Back in 314 BC, Greek philosopher Theophrastus noticed something strange. When the gemstone tourmaline was heated, it produced static electricity, attracting bits of straw and ash to its surface. Now this ‘pyroelectric effect’, as it is known, could help to bring about the widely predicted sensor revolution.

Scientists in the US and China are investigating which materials produce the most electricity when heated and cooled, with the aim of producing practical amounts of power. They say that this is achievable within the next five years. “From the ’90s to 2000, the world was driven by the development of IT technology,” says Zhong Lin Wang, a professor of engineering at Georgia Institute of Technology in the US. “The last decade was driven by internet technology and, in the near future, it is predicted that it will be driven by the development of sensor networks. A huge number of sensors will be implemented and we need power sources for them.”
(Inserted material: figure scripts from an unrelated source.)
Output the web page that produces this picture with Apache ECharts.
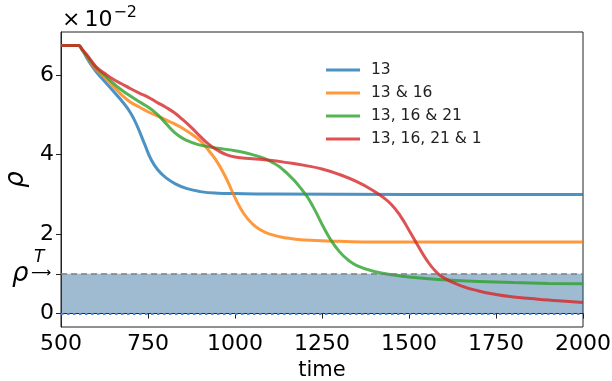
<!DOCTYPE html>
<html>
<head>
<meta charset="utf-8">
<script src="https://cdn.jsdelivr.net/npm/echarts@6/dist/echarts.min.js"></script>
<style>
  html, body { margin: 0; padding: 0; background: #fff; }
</style>
</head>
<body>
<div id="rhoChart" style="width: 612px; height: 381px;"></div>
<script>
  // time samples and rho values (x 1e-2) for each set of removed nodes
  const time13 = [500, 550, 560, 580, 600, 625, 650, 675, 700, 720, 740, 760, 780, 800, 830, 860, 900, 950, 1000, 1100, 1500, 2000];
  const rho13 = [6.75, 6.75, 6.65, 6.35, 6.1, 5.85, 5.6, 5.35, 5.05, 4.7, 4.27, 3.86, 3.6, 3.43, 3.26, 3.15, 3.07, 3.03, 3.02, 3.01, 3.0, 3.0];

  const time1316 = [500, 550, 560, 580, 600, 625, 650, 675, 700, 725, 750, 775, 800, 825, 850, 875, 900, 925, 950, 975, 1000, 1025, 1050, 1075, 1100, 1150, 1200, 1300, 1400, 2000];
  const rho1316 = [6.75, 6.75, 6.65, 6.4, 6.15, 5.95, 5.72, 5.5, 5.32, 5.2, 5.08, 4.98, 4.88, 4.78, 4.66, 4.52, 4.35, 4.1, 3.8, 3.4, 2.92, 2.52, 2.26, 2.1, 2.0, 1.9, 1.85, 1.82, 1.8, 1.8];

  const time131621 = [500, 550, 560, 580, 600, 625, 650, 675, 700, 725, 750, 775, 800, 825, 850, 875, 900, 950, 1000, 1050, 1100, 1150, 1200, 1225, 1250, 1275, 1300, 1325, 1350, 1400, 1450, 1500, 1600, 1700, 1800, 1900, 2000];
  const rho131621 = [6.75, 6.75, 6.65, 6.42, 6.2, 6.0, 5.8, 5.62, 5.47, 5.33, 5.2, 5.03, 4.8, 4.57, 4.41, 4.31, 4.24, 4.16, 4.1, 4.0, 3.84, 3.53, 3.03, 2.68, 2.25, 1.86, 1.56, 1.35, 1.21, 1.06, 0.98, 0.92, 0.85, 0.81, 0.78, 0.76, 0.75];

  const time1316211 = [500, 550, 560, 580, 600, 625, 650, 675, 700, 725, 750, 775, 800, 825, 850, 875, 900, 925, 950, 975, 1000, 1050, 1100, 1150, 1200, 1250, 1300, 1350, 1400, 1425, 1450, 1475, 1500, 1525, 1550, 1575, 1600, 1650, 1700, 1750, 1800, 1850, 1900, 1950, 2000];
  const rho1316211 = [6.75, 6.75, 6.66, 6.45, 6.22, 6.05, 5.9, 5.78, 5.66, 5.55, 5.45, 5.32, 5.2, 5.06, 4.88, 4.68, 4.46, 4.26, 4.11, 4.0, 3.94, 3.9, 3.86, 3.8, 3.73, 3.64, 3.5, 3.32, 3.08, 2.93, 2.74, 2.46, 2.1, 1.72, 1.36, 1.08, 0.9, 0.7, 0.57, 0.48, 0.42, 0.38, 0.34, 0.31, 0.28];

  const seriesNames = ['13', '13 & 16', '13, 16 & 21', '13, 16, 21 & 1'];
  const seriesColors = ['rgba(31,119,180,0.8)', 'rgba(255,127,14,0.8)', 'rgba(44,160,44,0.8)', 'rgba(214,39,40,0.8)'];

  const rhoThreshold = 1;
  const yTickLabels = [0, 2, 4, 6];
  const yTickMarks = [0, 1, 2, 4, 6];

  const font = 'DejaVu Sans';

  function pairs(ts, vs) {
    return ts.map((t, i) => [t, vs[i]]);
  }

  const allData = [
    pairs(time13, rho13),
    pairs(time1316, rho1316),
    pairs(time131621, rho131621),
    pairs(time1316211, rho1316211)
  ];

  let myChart = echarts.init(document.getElementById('rhoChart'));

  let series = allData.map((d, i) => ({
    name: seriesNames[i],
    type: 'line',
    data: d,
    smooth: 0.5,
    showSymbol: false,
    z: 2,
    lineStyle: { color: seriesColors[i], width: 3 },
    itemStyle: { color: seriesColors[i] }
  }));

  // shaded band below the threshold, drawn above the curves like the original
  series.push({
    name: 'band',
    type: 'line',
    data: [],
    z: 5,
    silent: true,
    markArea: {
      silent: true,
      itemStyle: { color: 'rgba(15,85,140,0.4)' },
      data: [[{ yAxis: 0 }, { yAxis: rhoThreshold }]]
    }
  });
  series.push({
    name: 'bounds',
    type: 'line',
    data: [],
    z: 6,
    silent: true,
    markLine: {
      silent: true,
      symbol: 'none',
      label: { show: false },
      data: [
        { yAxis: rhoThreshold, lineStyle: { color: '#7f7f7f', type: [6, 4], width: 1.5 } },
        { yAxis: 0, lineStyle: { color: '#4a7ff0', type: [2.5, 3.5], width: 2.2 } }
      ]
    }
  });

  myChart.setOption({
    animation: false,
    grid: {
      left: 61, right: 29, top: 32, bottom: 54,
      outerBoundsMode: 'none',
      containLabel: false,
      show: true, borderColor: '#222', borderWidth: 1, backgroundColor: 'transparent'
    },
    legend: {
      data: seriesNames,
      orient: 'vertical',
      left: 321,
      top: 57,
      icon: 'rect',
      itemWidth: 34,
      itemHeight: 3,
      itemGap: 7,
      textStyle: { fontFamily: font, fontSize: 15.5, color: '#222', padding: [0, 0, 0, 6] }
    },
    xAxis: {
      type: 'value',
      min: 500,
      max: 2000,
      interval: 250,
      name: 'time',
      nameLocation: 'middle',
      nameGap: 29,
      nameTextStyle: { fontFamily: font, fontSize: 21, color: '#000' },
      splitLine: { show: false },
      axisLine: { show: true, lineStyle: { color: '#222', width: 1 } },
      axisTick: { show: true, length: 5, lineStyle: { color: '#222' } },
      axisLabel: {
        fontFamily: font, fontSize: 22, color: '#000', margin: 6,
        showMinLabel: true, showMaxLabel: true, hideOverlap: false,
        formatter: v => String(v)
      }
    },
    yAxis: {
      type: 'value',
      min: -0.3375,
      max: 7.0875,
      name: 'ρ',
      nameLocation: 'middle',
      nameRotate: 90,
      nameGap: 27,
      nameTextStyle: { fontFamily: font, fontSize: 26, fontStyle: 'italic', color: '#000' },
      splitLine: { show: false },
      axisLine: { show: true, lineStyle: { color: '#222', width: 1 } },
      axisTick: { show: true, length: 5, lineStyle: { color: '#222' }, customValues: yTickMarks },
      axisLabel: { fontFamily: font, fontSize: 22, color: '#000', margin: 7, customValues: yTickLabels }
    },
    graphic: [
      {
        type: 'text',
        left: 62,
        top: 5,
        style: {
          text: '{x|×}{a|10}{b|−2}',
          rich: {
            x: { fontFamily: font, fontSize: 22, fill: '#000', verticalAlign: 'bottom', lineHeight: 26, padding: [0, 4, 0, 0] },
            a: { fontFamily: font, fontSize: 22, fill: '#000', verticalAlign: 'bottom', lineHeight: 26 },
            b: { fontFamily: font, fontSize: 16, fill: '#000', verticalAlign: 'top', lineHeight: 26, padding: [0, 0, 10, 1] }
          }
        }
      },
      {
        type: 'text',
        left: 12,
        top: 261,
        style: { text: 'ρ', fontFamily: font, fontSize: 26, fontStyle: 'italic', fill: '#000' }
      },
      {
        type: 'text',
        left: 34,
        top: 249,
        style: { text: 'T', fontFamily: font, fontSize: 17, fontStyle: 'italic', fill: '#000' }
      },
      {
        type: 'text',
        left: 31,
        top: 266,
        style: { text: '⟶', fontFamily: font, fontSize: 14, fill: '#000' }
      }
    ],
    series: series
  });
</script>
</body>
</html>
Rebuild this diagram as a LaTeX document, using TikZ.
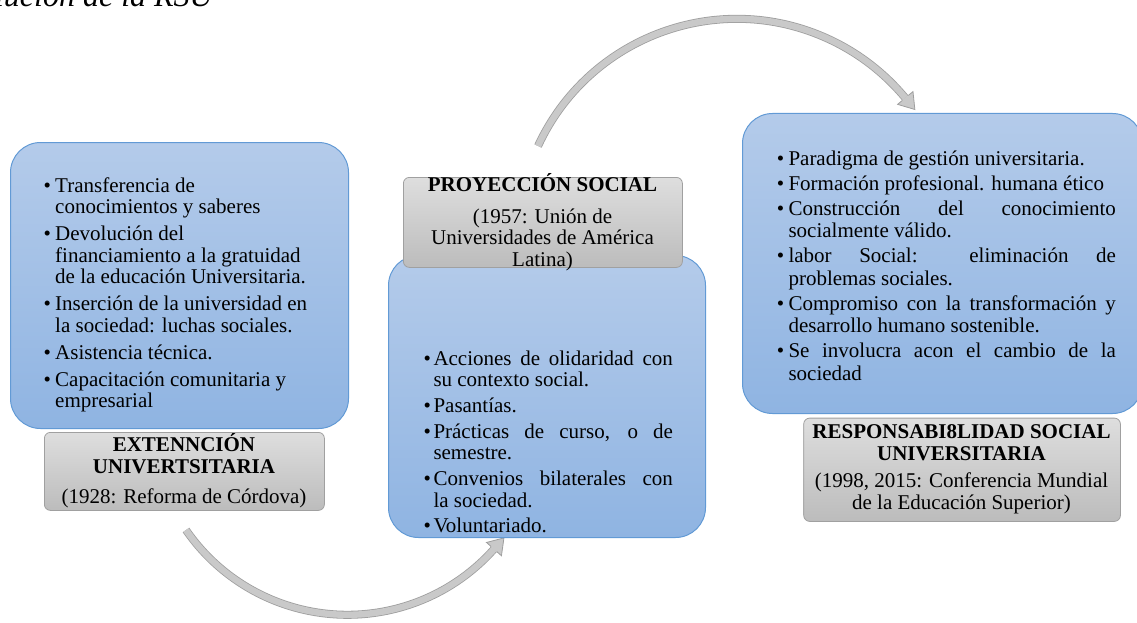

Powering each sensor in a large network using batteries would be impractical, but Wang says his tiny ‘pyroelectric nanogenerators’ can provide some of the energy, making use of waste heat or even temperature fluctuations through the day. Other nanogenerators, perhaps picking up on vibrations or generating solar power, will help too. When pyroelectric materials, such as the one discovered by Theophrastus, are heated or cooled, one side expands or contracts more than the other. As the atoms within it shift in relation to one another, one side of the material becomes slightly more positively charged than the other, creating a current. It’s the temperature change, rather than heat, that provides the power.

Zinc oxide has been found to be among the materials particularly effective at producing electricity in response to temperature changes. “The first stages have been to demonstrate that this effect can be used to power electronics and experiment with different materials,” says Wang. “The next stage is to improve the output to truly drive electronics.

Let us hope that such research-driven technologies will provide an alternate means of producing electricity in the near future.